When you use a credit card, however, you borrow money from the credit card company to make your purchase. When you pay off your balance, you’re paying them back for your loan. If you fail to pay within the given time frame (typically around a month), you’ll start being charged fees and interest, and your credit score will go down.
The main benefit of using a debit card is that it keeps you from overspending. If you use a credit card responsibly, however, you’ll earn rewards and get additional benefits, as well as improve your credit score.
How to read your credit card bill
The terms, dates and different numbers on a credit card bill can make reading one feel like a decoding activity. But the good news is that the code is easily broken by understanding some key terms.
First, let’s clarify the terms “bill” and “statement.” Before we had access to online banking, cardholders would receive a paper statement (aka bill — the terms are used interchangeably) in the mail each month. That statement would outline the cardholder’s charges for the billing period (the time since the last bill), statement balance (amount the cardholder charged during the billing period), minimum payment amount and payment due date.
Now, we have the luxury of checking our accounts online at any time. We still have statements that reflect our billing periods, but we can also see the transactions we’ve made since our last statement. This extra information is nice, but it can make things a bit confusing.
Here’s a breakdown of what you’ll see when you log in to your online account:
The statement balance is the amount charged during your most recent billing period. This is the amount you need to pay by the due date to avoid being charged interest or late payment fees.
The due date for your billing cycle will depend on your respective card (you can find this information in your terms and conditions).
So, in the example above, the cardholder needs to pay their statement balance of $89.86 by the due date of Nov. 22 to avoid being charged any fees.
The minimum payment is the lowest amount you can pay by the due date to avoid being charged a late payment fee. However, if you only pay the minimum payment (or anything lower than the full statement balance), you’ll carry a balance over to the next billing period and be charged interest on that amount.

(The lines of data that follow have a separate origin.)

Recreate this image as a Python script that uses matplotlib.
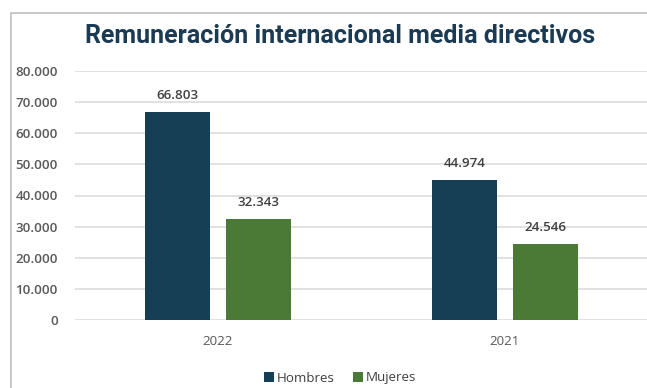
import matplotlib
matplotlib.use('Agg')
import matplotlib.pyplot as plt
import numpy as np
from matplotlib.patches import Rectangle
from matplotlib.ticker import FuncFormatter

# datos
years = ['2022', '2021']
hombres = [66803, 44974]
mujeres = [32343, 24546]
series = ['Hombres', 'Mujeres']
colores = ['#143F55', '#4B7A36']

plt.rcParams['font.family'] = ['Open Sans', 'DejaVu Sans']

fig = plt.figure(figsize=(6.47, 3.88), dpi=100)
ax = fig.add_axes([74.5 / 647, 68 / 388, 574 / 647, 249 / 388])

# marco gris del grafico
fig.add_artist(Rectangle((11 / 647, -0.1), 1.2, (388 - 13) / 388 + 0.1,
                         transform=fig.transFigure, fill=False,
                         edgecolor='#C4C4C4', linewidth=1.3))

x = np.arange(len(years))
w = 0.227
gap = 0.056
off = (w + gap) / 2

b1 = ax.bar(x - off, hombres, w, color=colores[0], label=series[0])
b2 = ax.bar(x + off, mujeres, w, color=colores[1], label=series[1])

fmt = lambda v: f'{v:,.0f}'.replace(',', '.')
for bars in (b1, b2):
    for r in bars:
        v = r.get_height()
        ax.text(r.get_x() + r.get_width() / 2, v + 3200, fmt(v),
                ha='center', va='bottom', fontsize=9.6,
                fontweight='semibold', color='#404040')

ax.set_xlim(-0.5, 1.5)
ax.set_ylim(0, 80000)
ax.set_yticks(np.arange(0, 80001, 10000))
ax.yaxis.set_major_formatter(FuncFormatter(lambda v, p: fmt(v)))
ax.set_xticks(x)
ax.set_xticklabels(years)
ax.tick_params(axis='y', length=0, pad=12, labelsize=9.6, labelcolor='#595959')
ax.tick_params(axis='x', length=0, pad=11, labelsize=9.6, labelcolor='#595959')
for t in ax.get_yticklabels():
    t.set_fontweight('semibold')

ax.grid(axis='y', color='#D9D9D9', linewidth=1.1)
ax.set_axisbelow(True)
for s in ax.spines.values():
    s.set_visible(False)

fig.text(340 / 647, 1 - 43 / 388, 'Remuneración internacional media directivos',
         ha='center', va='baseline', fontsize=18, fontweight='bold',
         color='#1B3A54', family=['Roboto', 'DejaVu Sans'])

fig.legend(handles=[b1, b2], labels=series, loc='center',
           bbox_to_anchor=(340 / 647, 1 - 378 / 388), ncol=2, frameon=False,
           fontsize=9.6, handlelength=0.75, handleheight=0.75,
           handletextpad=0.2, columnspacing=1.4, labelcolor='#404040')

fig.savefig('out.png', dpi=100)
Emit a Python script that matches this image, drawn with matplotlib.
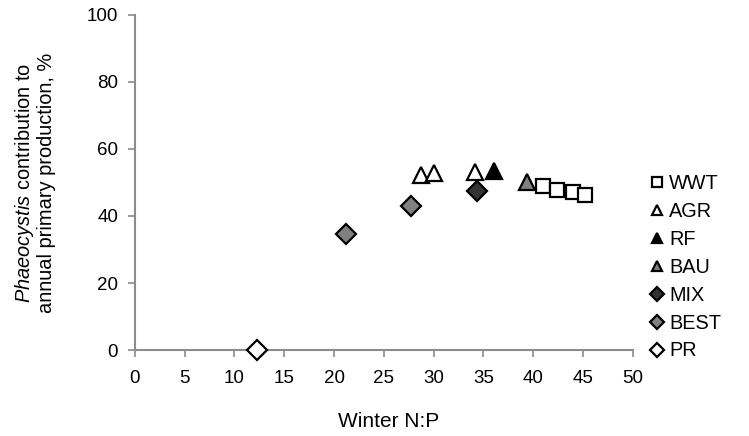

The “total balance” refers to the entire amount that you owe on your card: the statement balance from the previous month, along with any charges that have been made since that billing cycle closed. In this example, the cardholder has charged $11.44 since the closing date, so the total balance is the statement balance of $89.85 plus the recent charges of $11.44. The cardholder can pay the total balance, but they can also just pay the statement balance and still avoid paying any fees. If they do this, the $11.44 will show up on the next bill, which they’ll have to pay the next month.
Another number you’ll likely see is “available credit,” which is the amount left in your credit limit. This number will fluctuate as you pay off your balance or charge more to your balance. For example, if this user’s credit limit were $4,000, their available credit would be $3,898.70 (the total balance of $101.30 subtracted from the credit limit of $4,000). You never want to max out your credit limit, as your card will be denied or be charged an over-the-limit fee if you charge more than your credit limit affords.
Rates and fees
Now that you understand how to pay your credit card bill, let’s go over all the essential types of fees a credit card company might charge.
- Annual percentage rate (APR): The interest rate charged for the entire year. There are various types of APRs, including balance transfer, cash advance, penalty and purchase APRs. The most common APR type is your purchase APR, which is the interest rate charged to your credit card balance monthly.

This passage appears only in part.